2702- “Sual: Sahabeler nazar-ı velayetle müfsidleri neden keşfedemedi­ler? Ta Hulefa-i Raşidîn’in üçünün şehadetini netice verdi. Halbuki küçük sahabelere, bü­yük velilerden daha büyük deniliyor?

Elcevab: O hâdisata sebebiyet veren ve fesadı çeviren bir kaç yahudiden ibaret değildir ki, onları keşfetmekle fesadın önü alınsın. Çünki pek çok muhtelif milletle­rin İslâmiyete girmeleriyle birbirine zıd ve muhalif çok cere­yanlar ve efkâr karıştı. Bahusus bazıların gurur-u millîleri, Hazret-i Ömer’in (R.A.) darbeleriyle dehşetli ya­ralandığından,seciyetten intikama fırsat bek­lerlerdi. Çünki onların hem eski dini ibtal edilmiş, hem medar-ı şerefi olan eski hükümeti ve saltanatı tahrib edilmiş. İn­tikamını, bilerek veya bilmeyerek hâkimiyet-i İslâmiyeden almağa hissen taraftar bir suret almış, Onun için, yahudi gibi zeki ve dessas bir kısım münafıklar, o halet-i içtimaiyeden isti­fade ettiler denilmiş. Demek o hâdisatın önünü almak, o vakitteki hayat-ı içtimaiyeyi ve muhtelif efkârı ıslahla olurdu. Yoksa bir-iki müfsidin keşfe­dilmesiyle olmazdı.” (M.50)

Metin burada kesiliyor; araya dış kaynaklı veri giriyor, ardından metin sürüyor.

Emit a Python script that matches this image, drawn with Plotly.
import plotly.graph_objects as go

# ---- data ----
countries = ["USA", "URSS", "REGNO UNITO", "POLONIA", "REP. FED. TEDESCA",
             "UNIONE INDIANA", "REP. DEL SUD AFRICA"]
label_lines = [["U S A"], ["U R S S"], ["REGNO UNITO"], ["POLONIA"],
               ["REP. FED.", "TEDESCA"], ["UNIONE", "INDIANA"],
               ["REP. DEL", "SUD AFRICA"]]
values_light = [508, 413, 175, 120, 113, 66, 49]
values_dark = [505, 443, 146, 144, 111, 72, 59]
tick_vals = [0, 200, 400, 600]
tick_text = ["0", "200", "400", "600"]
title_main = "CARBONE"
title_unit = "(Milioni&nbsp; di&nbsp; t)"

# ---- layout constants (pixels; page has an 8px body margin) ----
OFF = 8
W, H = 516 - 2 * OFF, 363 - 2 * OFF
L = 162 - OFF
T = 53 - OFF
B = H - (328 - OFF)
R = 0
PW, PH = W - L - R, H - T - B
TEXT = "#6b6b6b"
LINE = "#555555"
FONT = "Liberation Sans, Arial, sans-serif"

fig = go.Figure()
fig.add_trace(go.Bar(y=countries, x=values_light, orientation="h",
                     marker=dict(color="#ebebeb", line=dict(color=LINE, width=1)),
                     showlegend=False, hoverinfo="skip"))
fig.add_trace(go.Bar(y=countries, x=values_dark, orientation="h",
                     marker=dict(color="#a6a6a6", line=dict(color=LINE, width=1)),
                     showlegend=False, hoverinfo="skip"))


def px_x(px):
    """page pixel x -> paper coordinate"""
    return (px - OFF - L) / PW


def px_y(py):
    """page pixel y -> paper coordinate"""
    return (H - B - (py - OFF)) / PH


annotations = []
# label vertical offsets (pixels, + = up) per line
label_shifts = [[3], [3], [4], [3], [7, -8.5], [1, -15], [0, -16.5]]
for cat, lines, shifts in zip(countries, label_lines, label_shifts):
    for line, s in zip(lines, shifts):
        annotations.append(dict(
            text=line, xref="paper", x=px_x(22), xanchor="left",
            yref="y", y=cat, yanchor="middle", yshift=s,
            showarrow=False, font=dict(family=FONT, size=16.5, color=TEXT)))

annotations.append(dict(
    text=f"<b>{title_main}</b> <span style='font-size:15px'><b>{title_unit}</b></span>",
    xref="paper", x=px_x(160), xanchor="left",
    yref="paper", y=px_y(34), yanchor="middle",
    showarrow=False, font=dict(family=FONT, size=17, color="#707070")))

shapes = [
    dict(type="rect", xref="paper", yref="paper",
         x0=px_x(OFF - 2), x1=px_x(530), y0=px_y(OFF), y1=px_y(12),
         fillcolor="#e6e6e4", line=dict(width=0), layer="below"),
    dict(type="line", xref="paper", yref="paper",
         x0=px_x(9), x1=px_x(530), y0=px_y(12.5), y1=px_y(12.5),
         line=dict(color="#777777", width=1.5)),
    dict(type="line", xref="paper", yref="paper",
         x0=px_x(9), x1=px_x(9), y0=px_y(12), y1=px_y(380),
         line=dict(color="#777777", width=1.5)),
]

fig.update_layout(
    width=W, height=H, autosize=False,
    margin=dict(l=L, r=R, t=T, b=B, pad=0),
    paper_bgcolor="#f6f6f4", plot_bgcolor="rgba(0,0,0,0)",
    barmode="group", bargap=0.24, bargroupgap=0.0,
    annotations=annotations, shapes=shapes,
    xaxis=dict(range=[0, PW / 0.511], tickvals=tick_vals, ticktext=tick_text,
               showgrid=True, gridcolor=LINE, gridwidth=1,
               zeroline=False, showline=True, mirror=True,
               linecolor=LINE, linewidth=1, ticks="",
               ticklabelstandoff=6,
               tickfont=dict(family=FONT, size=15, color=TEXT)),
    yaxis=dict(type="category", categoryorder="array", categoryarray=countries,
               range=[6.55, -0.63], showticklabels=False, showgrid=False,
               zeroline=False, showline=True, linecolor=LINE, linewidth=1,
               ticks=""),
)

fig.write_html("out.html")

2703- “Sual: Hizbullah olan ehl-i hidayet, başta Enbiya ve onların ba­şında Fahr-i Âlem Aleyhissalatü Vesselâm, o kadar inayet ve rahmet-i İlahiye ve imdad-ı Sübhaniyeye mazhar oldukları halde, neden çok defa hizb-üş şeytan olan ehl-i da­lalete mağlub olmuşlar? Hem Hatem-ül Enbiya’nın Gü­neş gibi parlak nübüvvet ve risaleti ve iksir-i azam gibi te’sirli i’caz-ı Kur’anî vasıtasiyle irşadı ve cazibe-i umu­miye-i kâinattan daha cazibedar hakaik-i Kur’aniyenin komşuluğunda ve yakınında olan Medine münafıklarının dala­lette ısrarları ve hidayete girmemeleri ne içindir ve hikmeti nedir?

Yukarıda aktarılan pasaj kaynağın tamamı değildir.